Senate VA Committee Chair Johnny Isakson (R-Ga.) and ranking member Jon Tester (D-Mont.) on Monday sent a bicameral, bipartisan letter demanding VA Secretary Robert Wilkie communicate frequently with Capitol Hill about the VA Mission Act's community care program implementation, the costly contract with Cerner to overhaul the department's electronic health records and other programs.
VA spokesperson Curtis Cashour said the department "appreciates the lawmakers' views" and will respond directly, but also noted that in 2018 the VA responded to vastly more congressional inquiries than the previous year and participated in significantly more congressional hearings, while also answering thousands of requests for information and nearly 42,000 constituent letters and inquiries originating from congressional offices.
"VA is more transparent than ever before, becoming the first hospital system in the nation to post its hospital wait times, opioid prescription rates, accountability and settlement info, and chief executive travel," Cashour said.
The lawmakers' letter acknowledges that Wilkie's team has provided staff briefings on the VA's implementation efforts, but called them "somewhat limited in scope and details. The lawmakers continued on to say that they expect more collaboration.
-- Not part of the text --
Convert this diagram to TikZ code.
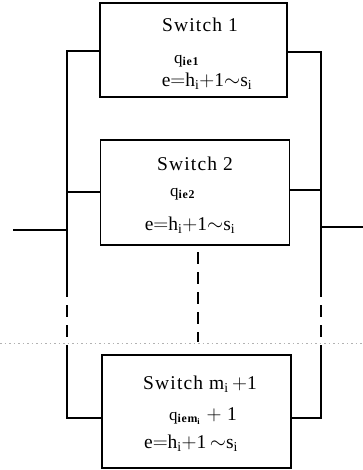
\documentclass[tikz,border=0pt]{standalone}
\usepackage{fontspec}
\setmainfont[LetterSpace=6]{Liberation Serif}
\begin{document}
\begin{tikzpicture}[x=1pt,y=-1pt,
  box/.style={draw,line width=1.2pt,inner sep=0pt},
  wire/.style={line width=1.2pt},
  dwire/.style={line width=1.2pt,dash pattern=on 12pt off 8pt},
  lbl/.style={inner sep=0pt,font=\fontsize{19.5}{22}\selectfont},
  qlbl/.style={inner sep=0pt,font=\fontsize{17}{20}\selectfont}]
\useasboundingbox (0,0) rectangle (363,470);
% boxes
\node[box,minimum width=187pt,minimum height=94pt] (b1) at (193.5,50) {};
\node[box,minimum width=189pt,minimum height=105pt] (b2) at (195,192.5) {};
\node[box,minimum width=189pt,minimum height=113pt] (b3) at (196.5,411.5) {};
% texts
\node[lbl] (t1a) at (200,25) {Switch 1};
\node[qlbl] (t1b) at (187,61) {q\textsubscript{\textbf{ie1}}};
\node[lbl] (t1c) at (207,81) {e$=$h\textsubscript{i}$+$1$\sim$s\textsubscript{i}};
\node[lbl] (t2a) at (195,164) {Switch 2};
\node[qlbl] (t2b) at (183,194) {q\textsubscript{\textbf{ie2}}};
\node[lbl] (t2c) at (190,225) {e$=$h\textsubscript{i}$+$1$\sim$s\textsubscript{i}};
\node[lbl] (t3a) at (200,384) {Switch m\textsubscript{i}$\,+$1};
\node[lbl] (t3b) at (203,416) {{\fontsize{17}{20}\selectfont q\textsubscript{\textbf{iem\textsubscript{i}}}}$\;+\;$1};
\node[lbl] (t3c) at (191,443) {e$=$h\textsubscript{i}$+$1$\,\sim$s\textsubscript{i}};
% bus coordinates
\coordinate (L1) at (67,51);
\coordinate (L2) at (67,192);
\coordinate (Ld1) at (67,285);
\coordinate (Ld2) at (67,345);
\coordinate (L3) at (67,418);
\coordinate (R1) at (321,52);
\coordinate (R2) at (321,190);
\coordinate (Rd1) at (321,285);
\coordinate (Rd2) at (321,345);
\coordinate (R3) at (321,418);
\coordinate (Lin) at (67,230);
\coordinate (Rout) at (321,227);
\coordinate (in) at (13,230);
\coordinate (out) at (363,227);
\coordinate (m1) at (198,252);
\coordinate (m2) at (198,342);
\coordinate (dl) at (0,343);
\coordinate (dr) at (363,343);
% left bus
\draw[wire] (b1.west |- L1) -- (L1) -- (Ld1);
\draw[dwire] (Ld1) -- (Ld2);
\draw[wire] (Ld2) -- (L3) -- (b3.west |- L3);
\draw[wire] (L2) -- (b2.west |- L2);
\draw[wire] (in) -- (Lin);
% right bus
\draw[wire] (b1.east |- R1) -- (R1) -- (Rd1);
\draw[dwire] (Rd1) -- (Rd2);
\draw[wire] (Rd2) -- (R3) -- (b3.east |- R3);
\draw[wire] (R2) -- (b2.east |- R2);
\draw[wire] (Rout) -- (out);
% middle dashed
\draw[dwire] (m1) -- (m2);
% faint dotted scan line
\draw[gray!60,line width=0.6pt,dash pattern=on 1.5pt off 3pt] (dl) -- (dr);
\end{tikzpicture}
\end{document}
"As we begin a new Congress, we expect regular, detailed briefings to continue and that you will take a collaborative approach that maximizes transparency and demonstrates your intent that Congress be a full and true partner in implementation of these critical laws and initiatives," the lawmakers wrote. "We share the common goal of VA's success, and our hope is that early, frequent and fully transparent dialogue will allow VA and Congress to jointly head off the kind of serious missteps we have seen in some recent implementation efforts."
Last week Wilkie outlined the basics of how veterans would access care under the VA Mission Act, which consolidates all the department's community care programs into one. The criteria, known as access standards, set the measure for wait and drive times that the VA and private providers would need to meet.
Lawmakers are especially sensitive to the VA's success with the Mission Act since the messy and ultimately very expensive implementation of the VA Choice program, authorized by Congress in 2014.
In a bicameral hearing with Wilkie on the VA Mission Act's status in late December, lawmakers expressed frustration that they hadn't seen the department's draft proposals for the access standards that will ultimately shape the community care program.
The VA Mission Act is due to launch June 6, and the access standards need to be published in March, by law. They are subject to a public comment period.
Joining Isakson and Tester on the letter were the chair and ranking member of the House VA Committee, Reps. Mark Takano (D-Calif.) and Phil Roe (R-Tenn.); and chairs and ranking members of the Senate and House Appropriations Subcommittees funding the VA, Sen. John Boozman (R-Ark.), Sen. Brian Schatz (D-Hawaii), Rep. Debbie Wasserman Schultz (D-Fla.), and Rep. John Carter (R-Texas), respectively.